The remaining question, when discussing the possibility of masculine privilege without male privilege, is whether it is proper to consider systematic preferential treatment that only exists in subcultural groups, and not in the larger society as privilege, or just a subcultural preference. If it is proper, we are justified in talking about masculine privilege as a separate thing from male privilege. If it not proper, we should probably talk about a preference for masculinity, that exists across cultural lines, along with differing gender standards based on location and subculture, and different levels of oppression suffered by gender variant people based on location and subculture.

2 comments:

thene said...

Very interesting post. I'd be curious to know how this can affect people on the M2F spectrum too; do they ever have male privilege without masculine privilege?

Gauge said...

I think it should be pretty clear by now that people who don't fit society's rigid gender binary standards in all ways complicate discussions of privilege immensely. I'd also say that for people viewed as male, "masculine privilege" is pretty much subsumed under "cisgender privilege"; people who are viewed as male are supposed to be masculine, and any deviation from masculinity makes their maleness suspect in the eyes of society.

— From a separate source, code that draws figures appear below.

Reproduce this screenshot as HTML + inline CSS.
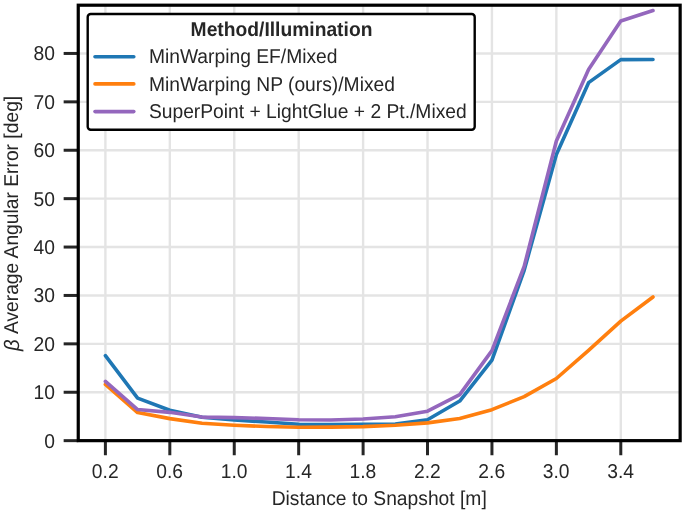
<!DOCTYPE html>
<html><head><meta charset="utf-8"><style>html,body{margin:0;padding:0;background:#fff}svg{display:block;will-change:transform}text{font-family:"Liberation Sans",sans-serif;fill:#262626;text-rendering:geometricPrecision}</style></head><body>
<svg width="685" height="512" viewBox="0 0 685 512">
<rect width="685" height="512" fill="#fff"/>
<g stroke="#e4e4e4" stroke-width="2.4"><line x1="105.40" y1="5.20" x2="105.40" y2="440.65"/><line x1="169.82" y1="5.20" x2="169.82" y2="440.65"/><line x1="234.25" y1="5.20" x2="234.25" y2="440.65"/><line x1="298.67" y1="5.20" x2="298.67" y2="440.65"/><line x1="363.10" y1="5.20" x2="363.10" y2="440.65"/><line x1="427.52" y1="5.20" x2="427.52" y2="440.65"/><line x1="491.94" y1="5.20" x2="491.94" y2="440.65"/><line x1="556.37" y1="5.20" x2="556.37" y2="440.65"/><line x1="620.79" y1="5.20" x2="620.79" y2="440.65"/><line x1="78.25" y1="392.25" x2="680.15" y2="392.25"/><line x1="78.25" y1="343.85" x2="680.15" y2="343.85"/><line x1="78.25" y1="295.45" x2="680.15" y2="295.45"/><line x1="78.25" y1="247.05" x2="680.15" y2="247.05"/><line x1="78.25" y1="198.65" x2="680.15" y2="198.65"/><line x1="78.25" y1="150.25" x2="680.15" y2="150.25"/><line x1="78.25" y1="101.85" x2="680.15" y2="101.85"/><line x1="78.25" y1="53.45" x2="680.15" y2="53.45"/></g>
<polyline points="105.40,355.61 137.61,398.15 169.82,410.30 202.04,417.32 234.25,419.98 266.46,422.02 298.67,424.19 330.88,424.63 363.10,424.24 395.31,424.00 427.52,419.74 459.73,401.01 491.94,360.21 524.16,270.28 556.37,154.61 588.58,82.64 620.79,59.65 653.00,59.55" fill="none" stroke="#1f77b4" stroke-width="3.6" stroke-linecap="round" stroke-linejoin="round"/>
<polyline points="105.40,384.51 137.61,412.58 169.82,418.63 202.04,423.32 234.25,425.21 266.46,426.52 298.67,427.19 330.88,427.10 363.10,426.61 395.31,425.21 427.52,422.89 459.73,418.58 491.94,409.67 524.16,396.61 556.37,378.50 588.58,350.38 620.79,321.10 653.00,297.00" fill="none" stroke="#ff7f0e" stroke-width="3.6" stroke-linecap="round" stroke-linejoin="round"/>
<polyline points="105.40,381.46 137.61,409.58 169.82,412.34 202.04,417.08 234.25,417.66 266.46,418.48 298.67,419.79 330.88,420.03 363.10,419.02 395.31,416.79 427.52,411.22 459.73,394.67 491.94,350.63 524.16,266.41 556.37,141.05 588.58,69.42 620.79,21.02 653.00,10.57" fill="none" stroke="#9467bd" stroke-width="3.6" stroke-linecap="round" stroke-linejoin="round"/>
<g stroke="#262626" stroke-width="3.0"><line x1="105.40" y1="440.65" x2="105.40" y2="455.25"/><line x1="169.82" y1="440.65" x2="169.82" y2="455.25"/><line x1="234.25" y1="440.65" x2="234.25" y2="455.25"/><line x1="298.67" y1="440.65" x2="298.67" y2="455.25"/><line x1="363.10" y1="440.65" x2="363.10" y2="455.25"/><line x1="427.52" y1="440.65" x2="427.52" y2="455.25"/><line x1="491.94" y1="440.65" x2="491.94" y2="455.25"/><line x1="556.37" y1="440.65" x2="556.37" y2="455.25"/><line x1="620.79" y1="440.65" x2="620.79" y2="455.25"/><line x1="63.65" y1="440.65" x2="78.25" y2="440.65"/><line x1="63.65" y1="392.25" x2="78.25" y2="392.25"/><line x1="63.65" y1="343.85" x2="78.25" y2="343.85"/><line x1="63.65" y1="295.45" x2="78.25" y2="295.45"/><line x1="63.65" y1="247.05" x2="78.25" y2="247.05"/><line x1="63.65" y1="198.65" x2="78.25" y2="198.65"/><line x1="63.65" y1="150.25" x2="78.25" y2="150.25"/><line x1="63.65" y1="101.85" x2="78.25" y2="101.85"/><line x1="63.65" y1="53.45" x2="78.25" y2="53.45"/></g>
<rect x="78.25" y="5.20" width="601.90" height="435.45" fill="none" stroke="#000" stroke-width="3.2"/>
<text transform="translate(105.20,478) scale(1,1.04)" font-size="19.25" text-anchor="middle">0.2</text>
<text transform="translate(169.62,478) scale(1,1.04)" font-size="19.25" text-anchor="middle">0.6</text>
<text transform="translate(234.05,478) scale(1,1.04)" font-size="19.25" text-anchor="middle">1.0</text>
<text transform="translate(298.47,478) scale(1,1.04)" font-size="19.25" text-anchor="middle">1.4</text>
<text transform="translate(362.90,478) scale(1,1.04)" font-size="19.25" text-anchor="middle">1.8</text>
<text transform="translate(427.32,478) scale(1,1.04)" font-size="19.25" text-anchor="middle">2.2</text>
<text transform="translate(491.74,478) scale(1,1.04)" font-size="19.25" text-anchor="middle">2.6</text>
<text transform="translate(556.17,478) scale(1,1.04)" font-size="19.25" text-anchor="middle">3.0</text>
<text transform="translate(620.59,478) scale(1,1.04)" font-size="19.25" text-anchor="middle">3.4</text>
<text transform="translate(54.9,447.50) scale(1,1.04)" font-size="19.25" text-anchor="end">0</text>
<text transform="translate(54.9,399.10) scale(1,1.04)" font-size="19.25" text-anchor="end">10</text>
<text transform="translate(54.9,350.70) scale(1,1.04)" font-size="19.25" text-anchor="end">20</text>
<text transform="translate(54.9,302.30) scale(1,1.04)" font-size="19.25" text-anchor="end">30</text>
<text transform="translate(54.9,253.90) scale(1,1.04)" font-size="19.25" text-anchor="end">40</text>
<text transform="translate(54.9,205.50) scale(1,1.04)" font-size="19.25" text-anchor="end">50</text>
<text transform="translate(54.9,157.10) scale(1,1.04)" font-size="19.25" text-anchor="end">60</text>
<text transform="translate(54.9,108.70) scale(1,1.04)" font-size="19.25" text-anchor="end">70</text>
<text transform="translate(54.9,60.30) scale(1,1.04)" font-size="19.25" text-anchor="end">80</text>
<text transform="translate(379.20,505) scale(1,1.04)" font-size="19.25" text-anchor="middle">Distance to Snapshot [m]</text>
<text transform="translate(18.45,223.42) rotate(-90) scale(1,1.04)" font-size="19.25" text-anchor="middle"><tspan font-style="italic" font-size="20.3" dy="0.5">β</tspan><tspan dy="-0.5"> Average Angular Error [deg]</tspan></text>
<rect x="87.7" y="14.0" width="387" height="115.7" rx="3" ry="3" fill="#fff" stroke="#000" stroke-width="2.4"/>
<text transform="translate(281.5,36) scale(1,1.04)" font-size="19.25" font-weight="bold" text-anchor="middle">Method/Illumination</text>
<line x1="95.0" y1="56.70" x2="133.8" y2="56.70" stroke="#1f77b4" stroke-width="3.6" stroke-linecap="round"/>
<text transform="translate(148.9,63.00) scale(1,1.04)" font-size="19.25">MinWarping EF/Mixed</text>
<line x1="95.0" y1="83.90" x2="133.8" y2="83.90" stroke="#ff7f0e" stroke-width="3.6" stroke-linecap="round"/>
<text transform="translate(148.9,91.00) scale(1,1.04)" font-size="19.25">MinWarping NP (ours)/Mixed</text>
<line x1="95.0" y1="111.60" x2="133.8" y2="111.60" stroke="#9467bd" stroke-width="3.6" stroke-linecap="round"/>
<text transform="translate(148.9,118.00) scale(1,1.04)" font-size="19.25">SuperPoint + LightGlue + 2 Pt./Mixed</text>
</svg></body></html>
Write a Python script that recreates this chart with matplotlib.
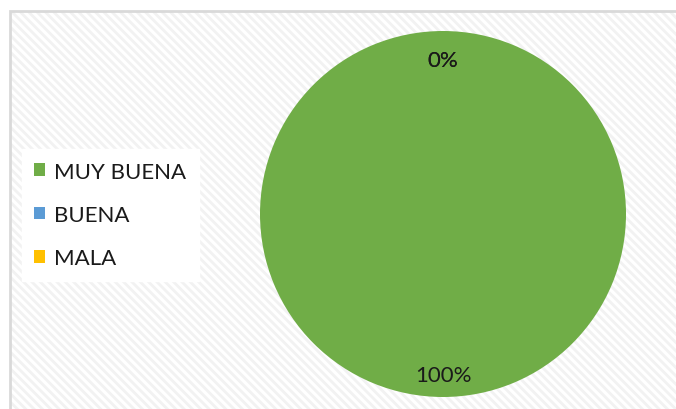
import matplotlib

matplotlib.use("Agg")
import matplotlib.pyplot as plt
from matplotlib.patches import Rectangle

categorias = ["MUY BUENA", "BUENA", "MALA"]
porcentajes = [100, 0, 0]
colores = ["#70AD47", "#5B9BD5", "#FFC000"]

plt.rcParams["font.family"] = ["Lato", "DejaVu Sans"]
plt.rcParams["hatch.linewidth"] = 2.0

W, H = 676, 410
fig = plt.figure(figsize=(W / 100, H / 100), dpi=100)
fig.patch.set_facecolor("white")

# fondo del área del gráfico: rayado diagonal gris claro con borde
x0, y0 = 10 / W, 0
alto = (H - 12) / H
fig.patches.append(Rectangle((x0, y0 - 0.05), 1.0, alto + 0.05, transform=fig.transFigure,
                             facecolor="white", edgecolor="#f2f2f2", linewidth=0,
                             hatch="\\\\\\\\", zorder=0))
fig.patches.append(Rectangle((x0, y0 - 0.05), 1.0, alto + 0.05, transform=fig.transFigure,
                             fill=False, edgecolor="#d9d9d9", linewidth=2, zorder=1))

# pastel centrado en (443, 215) px con radio ~183 px
cx, cy, r = 443, 215, 183
ax = fig.add_axes([(cx - r) / W, (H - cy - r) / H, 2 * r / W, 2 * r / H])
ax.set_zorder(2)
ax.set_facecolor("none")
wedges, _, autotexts = ax.pie(
    porcentajes,
    colors=colores,
    startangle=90,
    counterclock=False,
    autopct="%1.0f%%",
    pctdistance=0.86,
    radius=1.0,
    textprops={"fontsize": 16, "color": "#1a1a1a"},
)
# pequeño ajuste vertical de las etiquetas de porcentaje
autotexts[0].set_y(autotexts[0].get_position()[1] - 0.02)
for t in autotexts[1:]:
    t.set_y(t.get_position()[1] - 0.017)
ax.set_xlim(-1, 1)
ax.set_ylim(-1, 1)
ax.set_aspect("equal")

leg = fig.legend(
    wedges,
    categorias,
    loc="center left",
    bbox_to_anchor=(22 / W, 1 - 216 / H),
    fontsize=16,
    frameon=True,
    fancybox=False,
    handlelength=0.5,
    handleheight=0.5,
    handletextpad=0.4,
    labelspacing=1.05,
    borderpad=0.55,
    borderaxespad=0,
)
leg.set_zorder(3)
leg.get_frame().set_facecolor("white")
leg.get_frame().set_edgecolor("white")
leg.get_frame().set_alpha(1)
for t in leg.get_texts():
    t.set_color("#1a1a1a")

fig.savefig("out.png", dpi=100)
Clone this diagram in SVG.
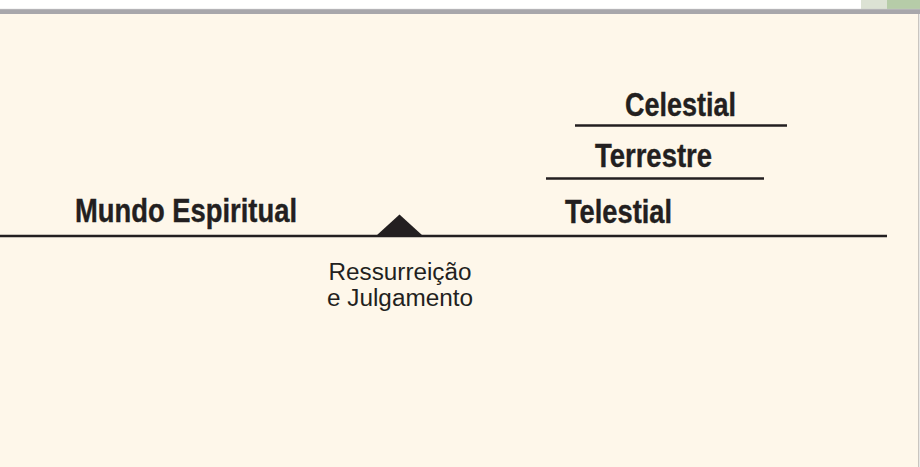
<svg xmlns="http://www.w3.org/2000/svg" width="920" height="467" viewBox="0 0 920 467">
<style>
.bold{font-family:"Liberation Sans",Arial,sans-serif;font-weight:bold;font-size:33px;fill:#231f20;stroke:#231f20;stroke-width:0.4}
.reg{font-family:"Liberation Sans",Arial,sans-serif;font-size:23px;fill:#231f20}
.ln{stroke:#231f20;stroke-width:2.3;fill:none}
</style>
<rect x="0" y="0" width="920" height="467" fill="#ffffff"/>
<rect x="861" y="0" width="26" height="10" fill="#dce2d4"/>
<rect x="887" y="0" width="33" height="10" fill="#b6cca8"/>
<rect x="0" y="14" width="919" height="453" fill="#fef7ea"/>
<rect x="0" y="9" width="920" height="5" fill="#a8a7ab"/>
<line x1="0" y1="9.2" x2="920" y2="9.2" stroke="#c9c9cb" stroke-width="0.6"/>
<line x1="918.7" y1="14" x2="918.7" y2="467" stroke="#c9c5c0" stroke-width="1.4"/>
<g id="connectors">
<line class="ln" x1="0" y1="236" x2="887" y2="236"/>
<line class="ln" x1="575" y1="125.5" x2="787" y2="125.5"/>
<line class="ln" x1="546" y1="178.5" x2="764" y2="178.5"/>
</g>
<g id="juizo">
<polygon points="376.5,235.5 399.5,214.5 422.5,235.5" fill="#231f20"/>
<text class="reg" x="400" y="280" text-anchor="middle" textLength="143" lengthAdjust="spacingAndGlyphs">Ressurreição</text>
<text class="reg" x="400" y="306" text-anchor="middle" textLength="146" lengthAdjust="spacingAndGlyphs">e Julgamento</text>
</g>
<g id="mundo-espiritual">
<text class="bold" x="75" y="222" textLength="222" lengthAdjust="spacingAndGlyphs">Mundo Espiritual</text>
</g>
<g id="telestial">
<text class="bold" x="565" y="222.5" textLength="107" lengthAdjust="spacingAndGlyphs">Telestial</text>
</g>
<g id="terrestre">
<text class="bold" x="595" y="167.3" textLength="117" lengthAdjust="spacingAndGlyphs">Terrestre</text>
</g>
<g id="celestial">
<text class="bold" x="625" y="115.5" textLength="111" lengthAdjust="spacingAndGlyphs">Celestial</text>
</g>
</svg>
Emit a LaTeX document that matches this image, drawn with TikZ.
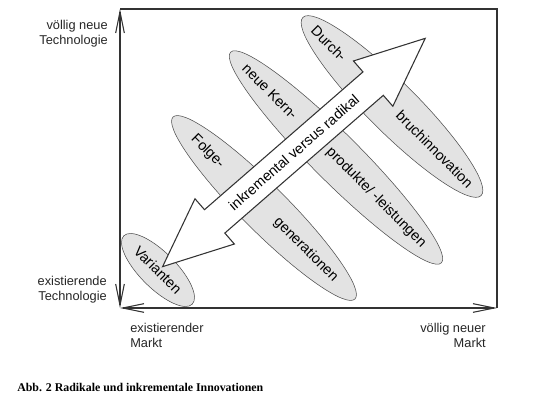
\documentclass[tikz,border=0pt]{standalone}
\usepackage{fontspec}
\setmainfont{Liberation Sans}
\newfontfamily\capfont{Liberation Serif}
\usetikzlibrary{shapes.geometric, arrows.meta, calc}

\begin{document}
\begin{tikzpicture}[x=0.75pt, y=0.75pt,
    blob/.style={ellipse, draw=black!70, fill=gray!22, inner sep=0pt, outer sep=0pt, rotate=-45},
    word/.style={font=\fontsize{10.8}{13}\selectfont, inner sep=0pt},
    axislabel/.style={font=\fontsize{9.6}{11.25}\selectfont, inner sep=0pt, text=black!85},
    barb/.tip={Straight Barb[length=16pt, width=6.5pt]}]
  \useasboundingbox (0,0) rectangle (557,407);

  \coordinate (o) at (120,99);
  \coordinate (tl) at (120,398);
  \coordinate (tr) at (497,398);
  \coordinate (br) at (497,99);

  \begin{scope}[black!80, line width=0.8pt]
    \draw (tl) -- (tr) -- (br);
    \draw [barb-barb] (o) -- (tl);
    \draw [barb-barb] (o) -- (br);
  \end{scope}

  \node [axislabel, align=right, anchor=north east] (newtech) at (108,387) {völlig neue\\Technologie};
  \node [axislabel, align=right, anchor=north east] (oldtech) at (107,131.3) {existierende\\Technologie};
  \node [axislabel, align=left, anchor=north west] (oldmarket) at (130,83.6) {existierender\\Markt};
  \node [axislabel, align=right, anchor=north east] (newmarket) at (486,83.6) {völlig neuer\\Markt};

  \begin{scope}
    \node [blob, minimum width=72.6pt, minimum height=27pt] (var) at (158,137) {};
    \node [blob, minimum width=193pt, minimum height=34.5pt] (folge) at (264,199) {};
    \node [blob, minimum width=223.5pt, minimum height=36pt] (kern) at (336,249.5) {};
    \node [blob, minimum width=189pt, minimum height=37.5pt] (durch) at (392,300.5) {};
  \end{scope}

  \begin{scope}[shift={(293.9,254.5)}, rotate=41]
    \draw [fill=white, draw=black!80, line width=0.8pt, line join=miter]
      (174,0) -- (105,30) -- (105,15.5) -- (-105,15.5) -- (-105,30) -- (-174,0)
      -- (-105,-30) -- (-105,-15.5) -- (105,-15.5) -- (105,-30) -- cycle;
  \end{scope}
  \node [word, rotate=41] (trend) at (293.9,254.5) {inkremental versus radikal};

  \begin{scope}[every node/.style={word, rotate=-45}]
    \node (varA) at (var.center) {Varianten};
    \node (folgeA) at ($(folge.west)!0.19!(folge.east)$) {Folge-};
    \node (folgeB) at ($(folge.west)!0.73!(folge.east)$) {generationen};
    \node (kernA) at ($(kern.west)!0.187!(kern.east)$) {neue Kern-};
    \node (kernB) at ($(kern.west)!0.69!(kern.east)$) {produkte/ -leistungen};
    \node (durchA) at ($(durch.west)!0.146!(durch.east)$) {Durch-};
    \node (durchB) at ($(durch.west)!0.74!(durch.east)$) {bruchinnovation};
  \end{scope}

  \node [anchor=base west, inner sep=0pt, font=\capfont\bfseries\fontsize{8.9}{10}\selectfont] (caption) at (17,15) {Abb. 2 Radikale und inkrementale Innovationen};
\end{tikzpicture}
\end{document}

Julia Serano covers MTF issues really well in Whipping Girl, which I recommend; I agree with 90-95%, my only two gripes are how she characterizes social constructionism and how she tries to draw to firm a line between transgender/genderqueer people and transsexual people. But other than that, it's a great book.

Obviously, post transition, an MTF spectrum person doesn't have male privilege. Before transition, it gets really complicated. Sure, they may get some benefit from having been assigned male at birth, but the privilege of being viewed as male is going to come into conflict, to varying degrees, with how well they manage to hide that their internal identities and sense of self are not male. Also, since society bombards everyone with messages about what men are like and what women are like, different messages are going to get internalized than with people whom identify as men.

I'm going to strongly concur with Julia Serano that it's probably helpful to think of their being a whole set of gender-based privileges that interact with each other - there's male privilege, there's cisgender privilege (privilege given to people that perform a gender, and perform it successfully, that is viewed as in accordance with their perceived sex), cissexual privilege (privilege of having one's internal sex in concordance with the birth-assigned sex), and heterosexual privilege.

Drawing from Foucault, the more privileged a group is, the harsher the enforcement on that group, and the greater the punishments for deviance from the norms for that group.

Most transgender, genderqueer, and transsexual people, in general, talk about suppressing their sense of self and having difficulty living up to the standards of their birth-assigned sex and gender before they come out; a lot of times their failure to adequately live up to the role they don't internally identify with results in them being viewed as gender variant, and thus not getting cisgender privilege - being punished for being gender variant. Sometimes, even before they come out, they "fall out" of the category they were assigned, and every interaction becomes pretty uncertain.

So it's complicated by other gender privileges, and being able to benefit fully from one gender privilege often requires at least being able to "pass" as at least having some of the others, so it's definitely not the same way in which a cissexual male has male privilege, and it's going to vary from one MTF spectrum person to another what degree they actually had male privilege prior to transitioning.